### INFORMATION SHOWN
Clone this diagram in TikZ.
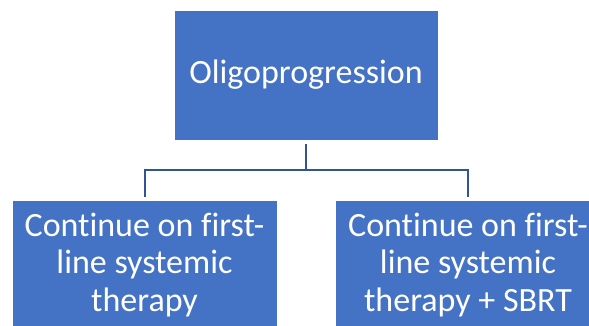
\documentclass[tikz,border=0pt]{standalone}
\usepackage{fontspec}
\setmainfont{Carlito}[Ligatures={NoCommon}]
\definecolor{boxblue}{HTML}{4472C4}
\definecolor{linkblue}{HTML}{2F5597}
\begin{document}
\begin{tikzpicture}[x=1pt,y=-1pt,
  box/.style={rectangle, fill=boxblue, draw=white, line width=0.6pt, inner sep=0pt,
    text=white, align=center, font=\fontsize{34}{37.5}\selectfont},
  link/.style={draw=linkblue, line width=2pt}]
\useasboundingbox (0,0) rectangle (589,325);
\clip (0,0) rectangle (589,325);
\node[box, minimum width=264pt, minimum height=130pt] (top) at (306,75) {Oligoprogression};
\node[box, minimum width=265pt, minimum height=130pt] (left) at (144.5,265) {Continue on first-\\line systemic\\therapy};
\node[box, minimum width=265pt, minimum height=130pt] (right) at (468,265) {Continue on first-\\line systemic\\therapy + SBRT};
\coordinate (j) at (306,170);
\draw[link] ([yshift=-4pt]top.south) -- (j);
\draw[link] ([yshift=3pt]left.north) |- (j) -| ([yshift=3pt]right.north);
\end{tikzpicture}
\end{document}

### SHORT PROBLEM
Repeat the material above in full and unchanged, minus its images.

### WORKED ANSWER
Clone this diagram in TikZ.
\documentclass[tikz,border=0pt]{standalone}
\usepackage{fontspec}
\setmainfont{Carlito}[Ligatures={NoCommon}]
\definecolor{boxblue}{HTML}{4472C4}
\definecolor{linkblue}{HTML}{2F5597}
\begin{document}
\begin{tikzpicture}[x=1pt,y=-1pt,
  box/.style={rectangle, fill=boxblue, draw=white, line width=0.6pt, inner sep=0pt,
    text=white, align=center, font=\fontsize{34}{37.5}\selectfont},
  link/.style={draw=linkblue, line width=2pt}]
\useasboundingbox (0,0) rectangle (589,325);
\clip (0,0) rectangle (589,325);
\node[box, minimum width=264pt, minimum height=130pt] (top) at (306,75) {Oligoprogression};
\node[box, minimum width=265pt, minimum height=130pt] (left) at (144.5,265) {Continue on first-\\line systemic\\therapy};
\node[box, minimum width=265pt, minimum height=130pt] (right) at (468,265) {Continue on first-\\line systemic\\therapy + SBRT};
\coordinate (j) at (306,170);
\draw[link] ([yshift=-4pt]top.south) -- (j);
\draw[link] ([yshift=3pt]left.north) |- (j) -| ([yshift=3pt]right.north);
\end{tikzpicture}
\end{document}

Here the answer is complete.